Friday, October 23, 2009

Feeling Normal


A fellow CLL'er had an accident recently, falling off a ladder while cleaning out the gutters at home. Reading some of his symptoms, ills, aches and pains one might immediately ask if the man is insane... I mean he has a severe case of CLL... Nope...he is just trying to feel normal again.

Made me think about myself- being self centered and all...

I was diagnosed in 2004- and since then I have underwent numerous chemo treatments, beet juice drinking, no meat, no sugar... and I still have CLL. Actually a rather intense kind that needs treatment, like a bone marrow transplant- or a miracle.

I told my immediate family after a few months, and I stayed on the job until January this year- 4 1/2 years- telling only a few at first, then being open about two years ago. I think I did okay, even in this troubling economy- but when I made a sales trip to LA and felt like I was "in trouble"- weak, unable to perform as I should- I took the spikes off. I received SS Disability, as well as insurance disability as soon as possible...so here I am...

At work, I was initially assigned to a position that allowed me to be somewhat creative---and I appreciate the opportunity. I also felt, as a man with an ego...that I was stuck in one place. I guess I should be thankful- and I actually was when I rationalized my thinking- but it was a special feeling...not normal.
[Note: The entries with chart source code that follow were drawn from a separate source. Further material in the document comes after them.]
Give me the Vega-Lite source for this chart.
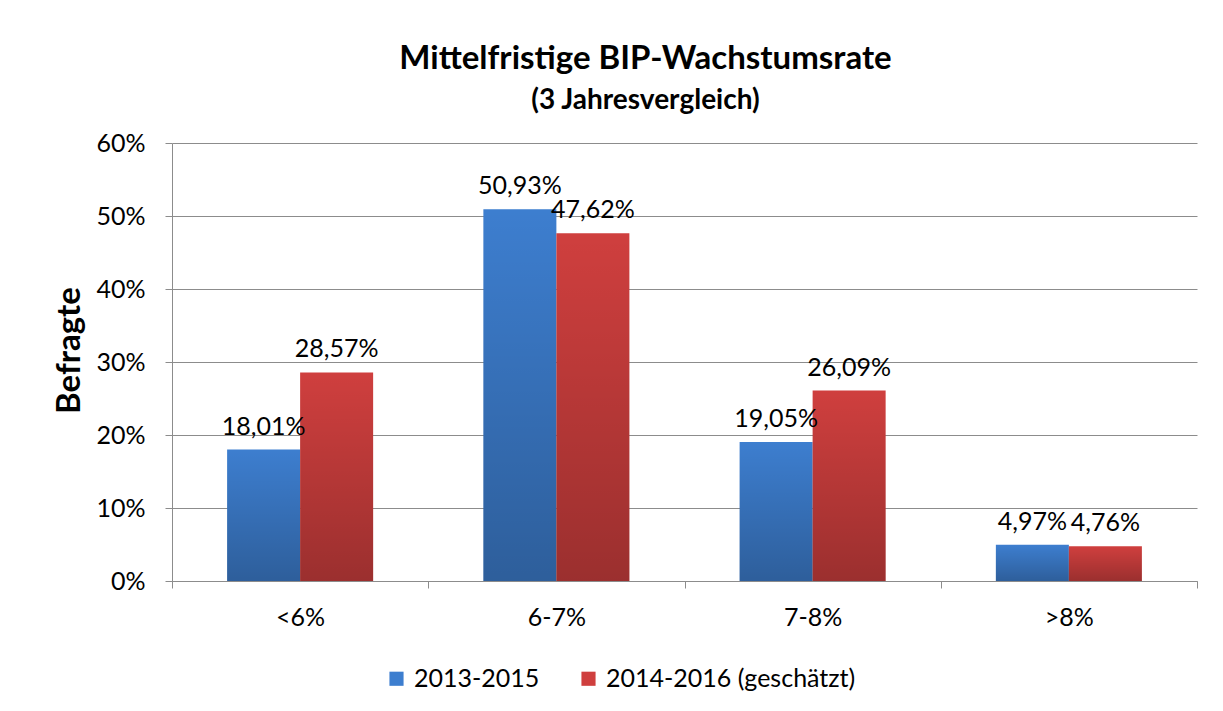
{
  "$schema": "https://vega.github.io/schema/vega-lite/v6.json",
  "width": 1025,
  "height": 438,
  "autosize": "none",
  "padding": {"left": 172, "top": 143, "right": 26, "bottom": 130},
  "background": "white",
  "title": {
    "text": "Mittelfristige BIP-Wachstumsrate",
    "subtitle": "(3 Jahresvergleich)",
    "anchor": "middle",
    "dx": -39,
    "offset": 16,
    "font": "Lato",
    "fontSize": 33,
    "fontWeight": "bold",
    "color": "black",
    "subtitleFont": "Lato",
    "subtitleFontSize": 28,
    "subtitleFontWeight": "bold",
    "subtitleColor": "black",
    "subtitlePadding": 11
  },
  "data": {
    "values": [
      {"cat": "<6%", "series": "2013-2015", "value": 0.1801},
      {"cat": "<6%", "series": "2014-2016 (geschätzt)", "value": 0.2857},
      {"cat": "6-7%", "series": "2013-2015", "value": 0.5093},
      {"cat": "6-7%", "series": "2014-2016 (geschätzt)", "value": 0.4762},
      {"cat": "7-8%", "series": "2013-2015", "value": 0.1905},
      {"cat": "7-8%", "series": "2014-2016 (geschätzt)", "value": 0.2609},
      {"cat": ">8%", "series": "2013-2015", "value": 0.0497},
      {"cat": ">8%", "series": "2014-2016 (geschätzt)", "value": 0.0476}
    ]
  },
  "encoding": {
    "x": {
      "field": "cat",
      "type": "nominal",
      "sort": ["<6%", "6-7%", "7-8%", ">8%"],
      "scale": {"paddingInner": 0, "paddingOuter": 0},
      "axis": {
        "title": null,
        "labelAngle": 0,
        "tickBand": "extent",
        "grid": false,
        "domainColor": "#8c8c8c",
        "tickColor": "#8c8c8c",
        "tickSize": 7,
        "labelFont": "Lato",
        "labelFontSize": 25,
        "labelColor": "black",
        "labelPadding": 17
      }
    },
    "xOffset": {
      "field": "series",
      "type": "nominal",
      "scale": {"paddingInner": 0, "paddingOuter": 0.755}
    },
    "y": {
      "field": "value",
      "type": "quantitative",
      "scale": {"domain": [0, 0.6]},
      "axis": {
        "title": "Befragte",
        "titleFont": "Lato",
        "titleFontSize": 33,
        "titleFontWeight": "bold",
        "titleColor": "black",
        "titlePadding": 9,
        "titleY": 207,
        "values": [0, 0.1, 0.2, 0.3, 0.4, 0.5, 0.6],
        "format": ".0%",
        "grid": true,
        "gridColor": "#8c8c8c",
        "gridWidth": 1,
        "domainColor": "#8c8c8c",
        "tickColor": "#8c8c8c",
        "tickSize": 7,
        "labelFont": "Lato",
        "labelFontSize": 25,
        "labelColor": "black",
        "labelPadding": 20
      }
    }
  },
  "layer": [
    {
      "mark": {"type": "bar"},
      "encoding": {
        "color": {
          "field": "series",
          "type": "nominal",
          "scale": {"domain": ["2013-2015", "2014-2016 (geschätzt)"], "range": ["#3d7ecf", "#cf3f3e"]},
          "legend": {
            "title": null,
            "orient": "none",
            "direction": "horizontal",
            "legendX": 212,
            "legendY": 523,
            "symbolType": "square",
            "symbolSize": 200,
            "symbolStrokeWidth": 0,
            "labelFont": "Lato",
            "labelFontSize": 25,
            "labelColor": "black",
            "labelOffset": 5,
            "columnPadding": 36,
            "labelLimit": 400
          }
        }
      }
    },
    {
      "mark": {
        "type": "bar",
        "fill": {
          "gradient": "linear",
          "x1": 0, "y1": 0, "x2": 0, "y2": 1,
          "stops": [
            {"offset": 0, "color": "rgba(0,0,0,0)"},
            {"offset": 1, "color": "rgba(0,0,0,0.25)"}
          ]
        }
      },
      "encoding": {}
    },
    {
      "mark": {
        "type": "text",
        "baseline": "bottom",
        "align": "center",
        "dy": -10,
        "font": "Lato",
        "fontSize": 25,
        "color": "black"
      },
      "encoding": {
        "text": {"field": "value", "type": "quantitative", "format": ".2%"}
      }
    }
  ],
  "config": {
    "view": {"stroke": null},
    "locale": {
      "number": {"decimal": ",", "thousands": ".", "grouping": [3], "currency": ["", " €"]}
    }
  }
}
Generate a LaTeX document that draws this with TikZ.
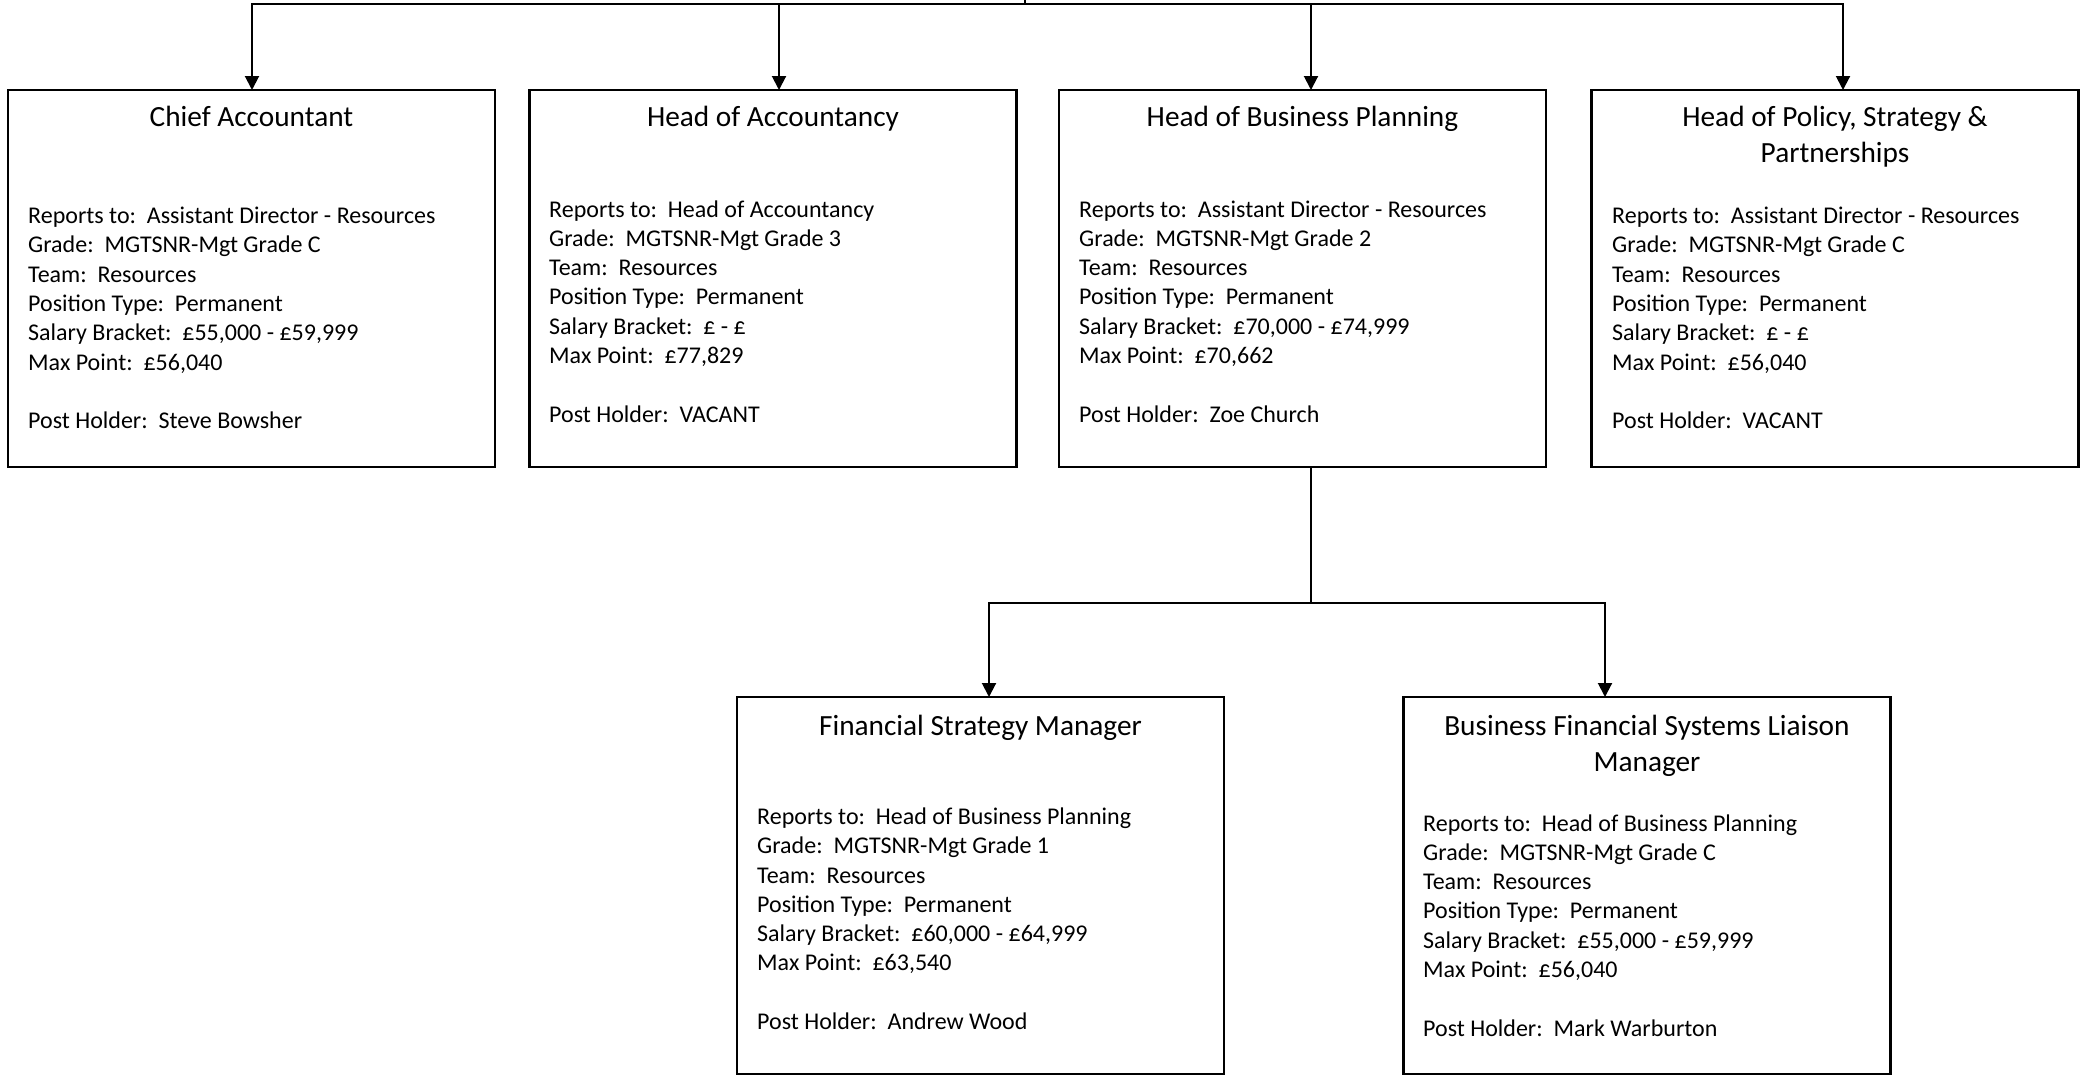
\documentclass[tikz,border=0pt]{standalone}
\usepackage{fontspec}
\setmainfont{Carlito}
\usetikzlibrary{arrows.meta}
\frenchspacing
\newcommand\info[7]{\vtop{\fontsize{24}{29.3}\selectfont
  \hbox{Reports to:~~#1}\hbox{Grade:~~#2}\hbox{Team:~~#3}%
  \hbox{Position Type:~~#4}\hbox{Salary Bracket:~~#5}\hbox{Max Point:~~#6}%
  \hbox{}\hbox{Post Holder:~~#7}}}
\newcommand\twoline[2]{\vtop{\hbox to 0pt{\hss #1\hss}\hbox to 0pt{\hss #2\hss}}}
\tikzset{
  post/.style={draw=black, line width=2.1pt, minimum width=487pt, minimum height=377pt, inner sep=0pt, outer sep=0pt},
  ttl/.style={font=\fontsize{29.3}{36.2}\selectfont, inner sep=0pt, anchor=base},
  txt/.style={inner sep=0pt, anchor=base west},
  conn/.style={line width=2pt, draw=black},
  arr/.style={conn, -{Triangle[length=14pt,width=14pt]}}
}
\begin{document}
\begin{tikzpicture}[x=1pt, y=-1pt]
\useasboundingbox (0,0) rectangle (2089,1080);
% boxes
\node[post] (b1) at (251.5,278.5) {};
\node[post] (b2) at (773,278.5) {};
\node[post] (b3) at (1302.5,278.5) {};
\node[post] (b4) at (1835,278.5) {};
\node[post] (b5) at (980.5,885.5) {};
\node[post] (b6) at (1647,885.5) {};
% titles
\node[ttl] (b1t) at (251.5,126.5) {Chief Accountant};
\node[ttl] (b2t) at (773,126.5) {Head of Accountancy};
\node[ttl] (b3t) at (1302.5,126.5) {Head of Business Planning};
\node[ttl] (b4t) at (1835,126.5) {\twoline{Head of Policy, Strategy \&}{Partnerships}};
\node[ttl] (b5t) at (980.5,735.6) {Financial Strategy Manager};
\node[ttl] (b6t) at (1647,735.6) {\twoline{Business Financial Systems Liaison}{Manager}};
% details
\node[txt] (b1i) at (28,223.5) {\info{Assistant Director - Resources}{MGTSNR-Mgt Grade C}{Resources}{Permanent}{£55,000 - £59,999}{£56,040}{Steve Bowsher}};
\node[txt] (b2i) at (549,217) {\info{Head of Accountancy}{MGTSNR-Mgt Grade 3}{Resources}{Permanent}{£ - £}{£77,829}{VACANT}};
\node[txt] (b3i) at (1079,217) {\info{Assistant Director - Resources}{MGTSNR-Mgt Grade 2}{Resources}{Permanent}{£70,000 - £74,999}{£70,662}{Zoe Church}};
\node[txt] (b4i) at (1612,223.5) {\info{Assistant Director - Resources}{MGTSNR-Mgt Grade C}{Resources}{Permanent}{£ - £}{£56,040}{VACANT}};
\node[txt] (b5i) at (757,824.4) {\info{Head of Business Planning}{MGTSNR-Mgt Grade 1}{Resources}{Permanent}{£60,000 - £64,999}{£63,540}{Andrew Wood}};
\node[txt] (b6i) at (1423,831) {\info{Head of Business Planning}{MGTSNR-Mgt Grade C}{Resources}{Permanent}{£55,000 - £59,999}{£56,040}{Mark Warburton}};
% connectors
\coordinate (parent) at (1025,0);
\coordinate (bus) at (1025,4);
\coordinate (bus2) at (1311,603);
\draw[conn] (parent) -- (bus);
\draw[arr] (bus) -| ([xshift=0.5pt]b1.north);
\draw[arr] (bus) -| ([xshift=6pt]b2.north);
\draw[arr] (bus) -| ([xshift=8.5pt]b3.north);
\draw[arr] (bus) -| ([xshift=8pt]b4.north);
\draw[conn] ([xshift=8.5pt]b3.south) -- (bus2);
\draw[arr] (bus2) -| ([xshift=8.5pt]b5.north);
\draw[arr] (bus2) -| ([xshift=-42pt]b6.north);
\end{tikzpicture}
\end{document}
In my home life, my friends and family were of course concerned... sometimes to the point of frustration. Some, I felt, wanted to take my pulse every time I saw them... I cannot fault them for being protective- but it was not normal.

I am, after all, a guy who always tried to succeed...who fought against the odds, and to some extent did better in life than I was expected to...to me that was normal. I liked in business being the underdog---as well as in life... and as I told one friend, I loved it when someone would say---"how did you get here?"

I like beating the odds.

I like doing it myself.

I like feeling normal...

So, my CLL Friend- I understand. I recently bought some synthetic oil, filter and found where to discard the old oil... not because I can't afford to have the oil changed...but because I want to feel "normal".

Let's hope the ramp hold....

God Bless,

1 comment:

  1. Well said, Randy! I understand your feelings perfectly because I feel the same way. And so far I do feel normal...most of the time. But that's exactly why I haven't told anybody beyond my immediate family that I have CLL. I'll tell people when I have to, like when/if I have to start treatment. But in the meantime, I just want to feel normal.